Russia was named “a strategic partner” more frequently. Taking into account Ul. Makey called Germany “a key partner of sovereign Belarus”, Russia got considerably lowered as a partner.

What Makes the Imperative for Belarusian Government?
A high-rank official from the Ministry of Foreign Affairs of Belarus noted in his speech during Minsk Forum as follows: “Belarus is highly interested in development of cooperation with the EU. However, development of cooperation with Russia remains to be an imperative of Belarusian foreign policy.” Apparently, he meant that development of cooperation between Belarus and the West was not directed against Russia.

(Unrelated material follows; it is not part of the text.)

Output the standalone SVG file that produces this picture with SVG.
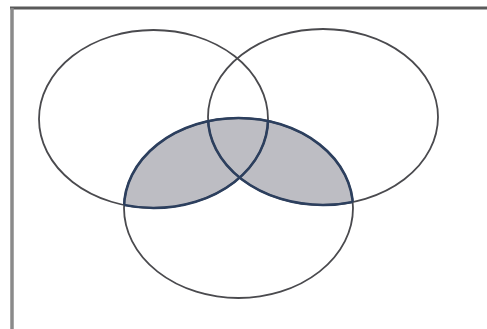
<svg xmlns="http://www.w3.org/2000/svg" width="487" height="329" viewBox="0 0 487 329">
<style>
.set{fill:none;stroke:#4a4a4e;stroke-width:1.8}
.hl{fill:none;stroke:#2c3f5e;stroke-width:2.6}
.shade{fill:#bdbdc3;stroke:none}
</style>
<defs>
<clipPath id="clipA"><ellipse cx="153.5" cy="119" rx="114.5" ry="89"/></clipPath>
<clipPath id="clipB"><ellipse cx="323" cy="117" rx="115" ry="88"/></clipPath>
<clipPath id="clipAB"><ellipse cx="153.5" cy="119" rx="114.5" ry="89"/><ellipse cx="323" cy="117" rx="115" ry="88"/></clipPath>
<clipPath id="clipC"><ellipse cx="238.5" cy="208" rx="114.5" ry="90"/></clipPath>
</defs>
<rect x="0" y="0" width="487" height="329" fill="#ffffff"/>
<g id="frame">
<line x1="10" y1="8" x2="487" y2="8" stroke="#5a5a5a" stroke-width="3"/>
<line x1="12" y1="8" x2="12" y2="329" stroke="#8a8a8a" stroke-width="3.5"/>
</g>
<g id="shaded-region">
<ellipse class="shade" cx="238.5" cy="208" rx="114.5" ry="90" clip-path="url(#clipAB)"/>
</g>
<g id="set-A"><ellipse class="set" cx="153.5" cy="119" rx="114.5" ry="89"/></g>
<g id="set-B"><ellipse class="set" cx="323" cy="117" rx="115" ry="88"/></g>
<g id="set-C"><ellipse class="set" cx="238.5" cy="208" rx="114.5" ry="90"/></g>
<g id="shaded-outline">
<ellipse class="hl" cx="238.5" cy="208" rx="114.5" ry="90" clip-path="url(#clipAB)"/>
<ellipse class="hl" cx="153.5" cy="119" rx="114.5" ry="89" clip-path="url(#clipC)"/>
<ellipse class="hl" cx="323" cy="117" rx="115" ry="88" clip-path="url(#clipC)"/>
</g>
</svg>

Actually, it is interesting to learn, what makes the supreme imperative for Belarusian authorities, i.e. the main motive of their actions. 

Ul. Ulakhovich, Head of State Center for International Research delivered a remarkable statement in his speech. In particular, he noted as follows: “The Belarusian officials are dealing with a government of millionaires” (i.e., the government of Russia).

Judging by numerous cottages in the suburbs of Minsk and expensive cars, the Belarusian government is not represented with unselfish “servants of the people”. Just on the contrary, the Belarusian powers that be are quite well-to-do people indeed. A certain circle of people can privatize “for a sauna and a box of cognac” property at the cost of thousands and millions USD. They can make money “from nothing”.

However, in order to do so, they require the game directives of their own. They need a “pocket” parliament. They need the obedient media that won’t say too much. On the one hand, they do not allow Russia to enter Belarus. Still, on the other hand, they don’t need the Western business as a fair competitor. They rather regard it as a “good friend” and a safe and convenient partner for their own sake.